Surging Packaging Costs Pose New Challenge for Beauty Industry

Surging Packaging Costs Pose New Challenge for Beauty Industry

Tariffs on Chinese goods are expected to drive up packaging costs, pushing cosmetic brands toward retail price hikes amid consumer spending slowdowns.

The beauty industry is bracing for significant cost pressures after the United States last week imposed a 125% tariff on imports from China — a country that manufactures much of the industry’s critical packaging components.

Industry executives warn that brands may be forced to raise retail prices, potentially curbing consumer demand at a time when economic uncertainty is already squeezing household budgets. Smaller and emerging brands are expected to bear the brunt of the impact.

“Tariffs on empty packaging produced in China and shipped to the U.S. for filling will have a major operational impact,” said Denis Maurin, President of Sales and Innovation at HCT, a division of Kdc/one specializing in beauty packaging design and production.

      

The beauty industry is bracing for significant cost pressures after the United States last week imposed a 125% tariff on imports from China.

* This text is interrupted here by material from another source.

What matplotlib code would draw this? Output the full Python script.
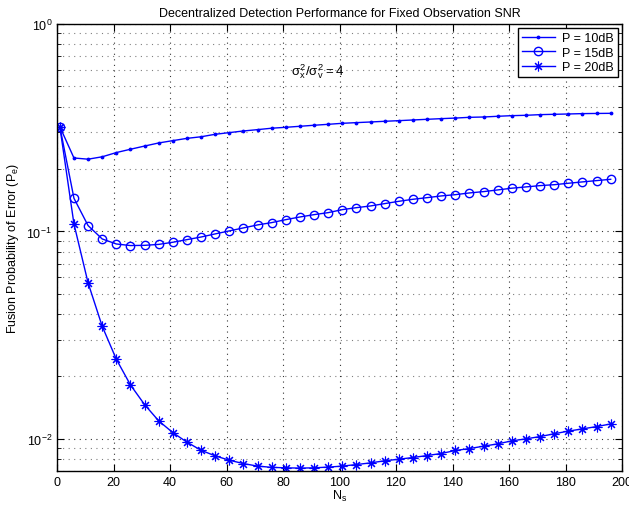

1. Cost Pressures Mount Across the Industry

Maurin warned that the cumulative impact of tariffs could lead to slower product launches and reorders.

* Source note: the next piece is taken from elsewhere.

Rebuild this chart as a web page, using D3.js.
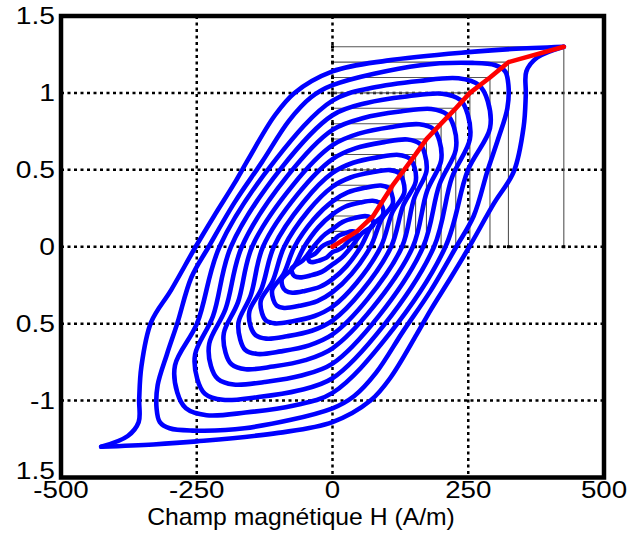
<!DOCTYPE html>
<html><head><meta charset="utf-8">
<script src="https://cdn.jsdelivr.net/npm/d3@7/dist/d3.min.js"></script>
<style>body{margin:0;background:#fff}svg{display:block}</style>
</head><body><svg id="chart" width="643" height="539"></svg>
<script>
// ---- data ----
const xTicks = [-500, -250, 0, 250, 500];
const xTickLabels = ["-500", "-250", "0", "250", "500"];
const yTicks = [1.5, 1, 0.5, 0, -0.5, -1, -1.5];
const yTickLabels = ["1.5", "1", "0.5", "0", "0.5", "-1", "1.5"];
const xGrid = [-250, 0, 250];
const yGrid = [1, 0.5, 0, -0.5, -1];
const xLabel = "Champ magnétique H (A/m)";

// loop tips (H max, B max)
const tipH = [45, 75, 93, 111, 132, 153, 173, 200, 227, 253, 290, 324, 426];
const tipB = [0.1, 0.2, 0.3, 0.4, 0.5, 0.6, 0.7, 0.8, 0.9, 1.0, 1.1, 1.2, 1.3];

// first magnetisation curve (red)
const curveH = [0, 45, 75, 93, 111, 132, 153, 173, 200, 227, 253, 290, 324, 426];
const curveB = [0, 0.1, 0.2, 0.3, 0.4, 0.5, 0.6, 0.7, 0.8, 0.9, 1.0, 1.1, 1.2, 1.3];

// half of each minor loop [H, B], from its right side over the top to the left;
// the other half is its point reflection through the origin
const loop1 = [[45,0.07],[44,0.086],[42,0.096],[36,0.1],[25,0.09],[11,0.071],[0,0.035],[-10,0.021],[-20,0],[-32,-0.045]];
const loop2 = [[75,0.14],[74,0.172],[70,0.191],[60,0.199],[41,0.187],[19,0.162],[0,0.115],[-17.5,0.069],[-35,0],[-55,-0.09]];
const loop3 = [[93,0.21],[92,0.258],[86,0.287],[74,0.299],[51,0.287],[23,0.26],[0,0.21],[-26,0.126],[-52,0],[-72,-0.135]];
const loop4 = [[111,0.28],[109,0.344],[103,0.382],[89,0.398],[61,0.384],[28,0.353],[0,0.295],[-35,0.177],[-70,0],[-90.5,-0.18]];
const loop5 = [[132,0.35],[130,0.43],[123,0.478],[106,0.498],[73,0.484],[33,0.45],[0,0.39],[-44.5,0.234],[-89,0],[-110.5,-0.225]];
const loop6 = [[153,0.42],[151,0.516],[142,0.573],[122,0.597],[84,0.582],[38,0.546],[0,0.48],[-54,0.288],[-108,0],[-130.5,-0.27]];
const loop7 = [[173,0.49],[170,0.602],[161,0.669],[138,0.697],[95,0.68],[43,0.641],[0,0.57],[-64,0.342],[-128,0],[-150.5,-0.315]];
const loop8 = [[200,0.56],[197,0.688],[186,0.764],[160,0.796],[110,0.779],[50,0.737],[0,0.66],[-74,0.396],[-148,0],[-174,-0.36]];
const loop9 = [[227,0.63],[224,0.774],[211,0.86],[182,0.896],[125,0.879],[57,0.837],[0,0.76],[-84,0.456],[-167,0],[-197,-0.405]];
const loop10 = [[253,0.70],[249,0.86],[235,0.955],[202,0.995],[139,0.978],[63,0.935],[0,0.855],[-94,0.513],[-187,0],[-220,-0.45]];
const loop11 = [[290,0.77],[286,0.946],[270,1.05],[232,1.095],[160,1.078],[73,1.033],[0,0.95],[-104,0.57],[-208,0],[-249,-0.495]];
const loop12 = [[322,0.9],[324,1.05],[318,1.14],[300,1.18],[258,1.195],[162,1.18],[0,1.05],[-40,0.97],[-80,0.82],[-130,0.55],[-180,0.29],[-228,0],[-260,-0.2],[-286,-0.5],[-305,-0.7]];
const minorLoops = [loop1, loop2, loop3, loop4, loop5, loop6, loop7, loop8, loop9, loop10, loop11, loop12];

// major (saturation) loop: descending branch from tip to tip; ascending = point reflection
const majorDescending = [[426,1.3],[330,1.285],[250,1.265],[100,1.21],[0,1.14],[-70,1.0],[-107,0.85],[-155,0.57],[-181,0.41],[-218,0.2],[-252,0],[-297,-0.28],[-334,-0.49],[-352,-0.78],[-356,-0.99],[-357,-1.14],[-377,-1.23],[-426,-1.3]];

// ---- layout ----
const L = 61, R = 604, T = 16, B = 477.5;
const svg = d3.select("#chart");
const x = d3.scaleLinear().domain([-500, 500]).range([L, R]);
const y = d3.scaleLinear().domain([-1.5, 1.5]).range([B, T]);
const font = "'Liberation Sans', Arial, sans-serif";
const reflect = p => [-p[0], -p[1]];

// grid (dotted)
const g = svg.append("g");
g.selectAll(".gx").data(xGrid).join("line")
  .attr("x1", d => x(d)).attr("x2", d => x(d)).attr("y1", T).attr("y2", B)
  .attr("stroke", "#000").attr("stroke-width", 2.5).attr("stroke-dasharray", "3,3.5");
g.selectAll(".gy").data(yGrid).join("line")
  .attr("y1", d => y(d)).attr("y2", d => y(d)).attr("x1", L).attr("x2", R)
  .attr("stroke", "#000").attr("stroke-width", 2.5).attr("stroke-dasharray", "3,3.5");

// thin guide lines to each tip
const tips = tipH.map((h, i) => [h, tipB[i]]);
svg.append("g").selectAll("path").data(tips).join("path")
  .attr("d", d => `M${x(0)},${y(d[1])}H${x(d[0])}V${y(0)}`)
  .attr("fill", "none").attr("stroke", "#555").attr("stroke-width", 1.1);
svg.append("g").selectAll("rect").data(tips.flatMap(d => [[0, d[1]], [d[0], 0]])).join("rect")
  .attr("x", d => x(d[0]) - 1.5).attr("y", d => y(d[1]) - 1.5).attr("width", 3).attr("height", 3).attr("fill", "#000");

// hysteresis loops
const blue = sel => sel.attr("fill", "none").attr("stroke", "#0000ff").attr("stroke-width", 4.6)
  .attr("stroke-linecap", "round").attr("stroke-linejoin", "round");
const closedLine = d3.line().x(d => x(d[0])).y(d => y(d[1])).curve(d3.curveCatmullRomClosed.alpha(0.5));
const openLine = d3.line().x(d => x(d[0])).y(d => y(d[1])).curve(d3.curveCatmullRom.alpha(0.5));
const lg = svg.append("g");
minorLoops.forEach(half => {
  lg.append("path").attr("d", closedLine(half.concat(half.map(reflect)))).call(blue);
});
lg.append("path").attr("d", openLine(majorDescending)).call(blue);
lg.append("path").attr("d", openLine(majorDescending.map(reflect))).call(blue);

// red first magnetisation curve
const red = curveH.map((h, i) => [h, curveB[i]]);
svg.append("path").attr("d", d3.line().x(d => x(d[0])).y(d => y(d[1]))(red))
  .attr("fill", "none").attr("stroke", "#ff0000").attr("stroke-width", 4.6)
  .attr("stroke-linecap", "round").attr("stroke-linejoin", "round");

// frame
svg.append("rect").attr("x", L).attr("y", T).attr("width", R - L).attr("height", B - T)
  .attr("fill", "none").attr("stroke", "#000").attr("stroke-width", 4.5);

// tick labels
svg.append("g").selectAll("text").data(xTicks).join("text")
  .attr("transform", d => `translate(${x(d)},498) scale(1.18,1)`).attr("text-anchor", "middle")
  .attr("font-family", font).attr("font-size", 23.5).text((d, i) => xTickLabels[i]);
svg.append("g").selectAll("text").data(yTicks).join("text")
  .attr("transform", d => `translate(55,${d === -1.5 ? y(d) - 7 : y(d)}) scale(1.2,1)`)
  .attr("dy", "0.35em").attr("text-anchor", "end")
  .attr("font-family", font).attr("font-size", 23.5).text((d, i) => yTickLabels[i]);

// axis label
svg.append("text").attr("transform", "translate(301,525) scale(1.03,1)").attr("text-anchor", "middle")
  .attr("font-family", font).attr("font-size", 24).text(xLabel);
</script></body></html>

“We expect brands across the sector to increase retail prices. Consumers, in response, may curb discretionary spending. Some brands may even temporarily pause reordering until the tariff environment stabilizes and negotiations with other countries conclude,” he said.

David Chung, founder and CEO of haircare brand The Rootist, and head of iLabs and Morae Packaging, noted the severity of the new duties.

“One component in The Rootist’s product bottles is now facing tariffs close to 140%,” Chung said.

He added that alternatives for sourcing, such as producing aluminum cosmetic bottles in the U.S., are limited and cost-prohibitive — up to four times more expensive than Chinese imports.

Chung’s companies are reviewing updated quotes reflecting the new tariff regime and considering retail price increases as early as May 1 or June 1.

2. Major Players Better Positioned

The cosmetics packaging sector has been grappling with tariffs since the Trump administration first imposed a 25% duty on Chinese imports in 2018.

Analysts say multinational beauty giants are better positioned to weather the latest cost increases due to their diversified supply chains.

“Several European beauty conglomerates operate production facilities within the U.S.,”
wrote Rogerio Fujimori, an analyst at Stifel, in a note to investors.
“Beiersdorf, for instance, manufactures about one-third of its U.S. volume domestically, with most of the remainder imported from Mexico.”

Similarly, L’Oréal operates five plants across North America, producing roughly two-thirds of what it sells in the U.S. market. An additional 15% of its U.S. sales come from France, predominantly its high-margin Luxe division, offering a pricing cushion against tariff-related margin pressures.

For packaging suppliers such as Baralan, headquartered in Milan, a significant U.S. presence has helped mitigate immediate impacts.

“We have invested heavily in the U.S., with offices, warehouses, and manufacturing facilities,” said Caroline Baranes, Baralan’s Director of Sales.
“Our local stock and infrastructure allow us to continue supporting key clients.”

3. Mass Market Brands to Feel the Pinch

E.l.f. Beauty, which sources around 80% of its products from China — are particularly vulnerable.

Tariffs are likely to squeeze the lower end of the beauty market more severely than the premium sector, analysts say.

Oliver Chen, an analyst at TD Cowen, highlighted that mass brands — such as E.l.f. Beauty, which sources around 80% of its products from China — are particularly vulnerable.

“Pricing strategy will become critical,” Chen said.
“Brands must carefully assess which SKUs can absorb a price increase without significantly eroding demand, and where to consider packaging reductions.
It’s not an easy decision and execution will be complicated.”

While the beauty sector has some room to maneuver — particularly by trimming marketing budgets — smaller players face heightened risks.

“Marketing accounts for a large percentage of revenue in beauty. Larger brands can pull back spend to protect margins, but smaller brands typically lack the scale and flexibility to do so,” Chen said.
“They could be forced to cut back or rely on debt to weather the storm.”